The tempering process is applied in marine 10Ni5CrMoV steel to study microstructure, and mechanical properties by multi-scale characterizations, strain hardening behavior, and cryogenic toughening mechanism are further investigated. As the tempering temperature increases from 590 to 630 °C, the dislocation density decreases by up to 25% and the austenite volume fraction decreases by up to 35%. Additionally, the morphology of austenite changes from strip to bulk, which weakened the pinning effect on the laths, leading to a coarsened martensite and an increase in the equivalent grain size. Based on the modified Crussard–Jaoul analysis, the specimens at different tempering temperatures exhibit a single-stage strain hardening behavior during plastic deformation. The increase in strength is attributed to the continuous transformation-induced plasticity effect and the increasing dislocation density.
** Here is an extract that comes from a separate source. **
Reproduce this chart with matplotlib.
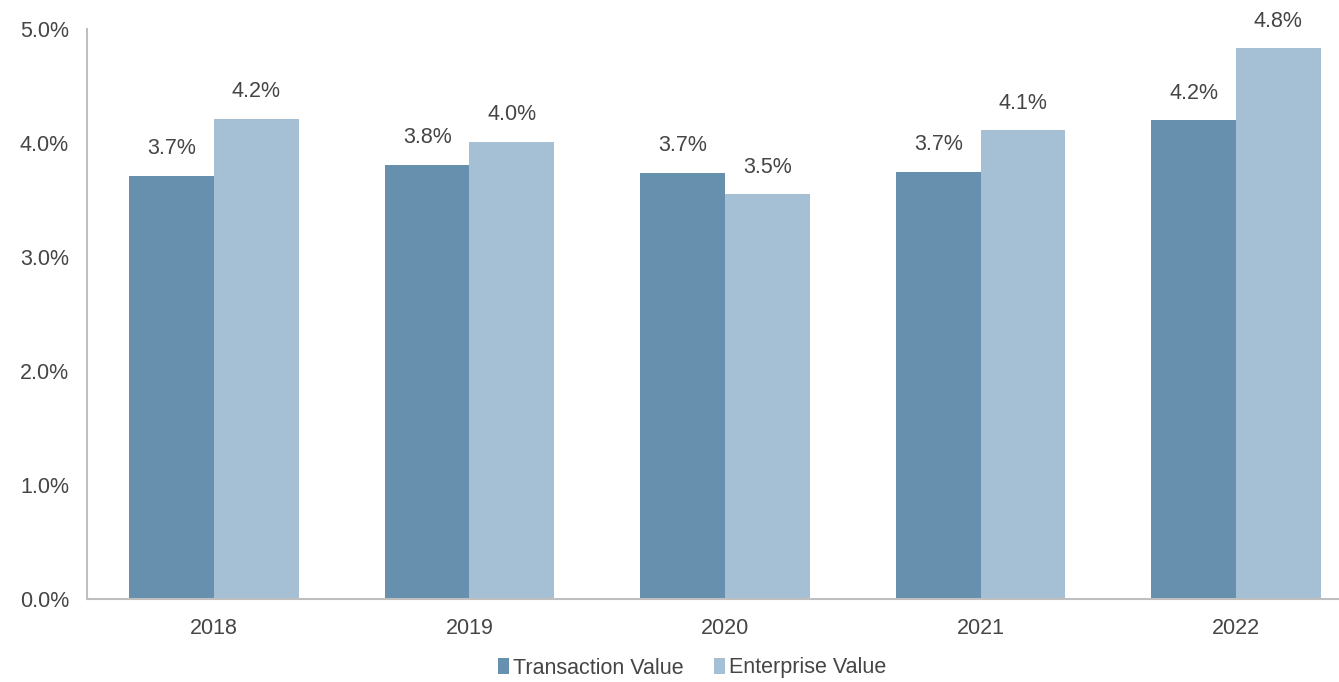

Furthermore, high austenite volume fraction and the proportion of grain boundary misorientation above 45° promote the release of stress concentration and hinder the propagation of cracks. This results in an increase in the ductile–brittle transition temperature (DBTT) of the specimens from −105 to −135 °C. At a tempering temperature of 610 °C, the specimen demonstrates an outstanding balance between yield strength (868 MPa) and cryogenic toughness (DBTT of −135 °C).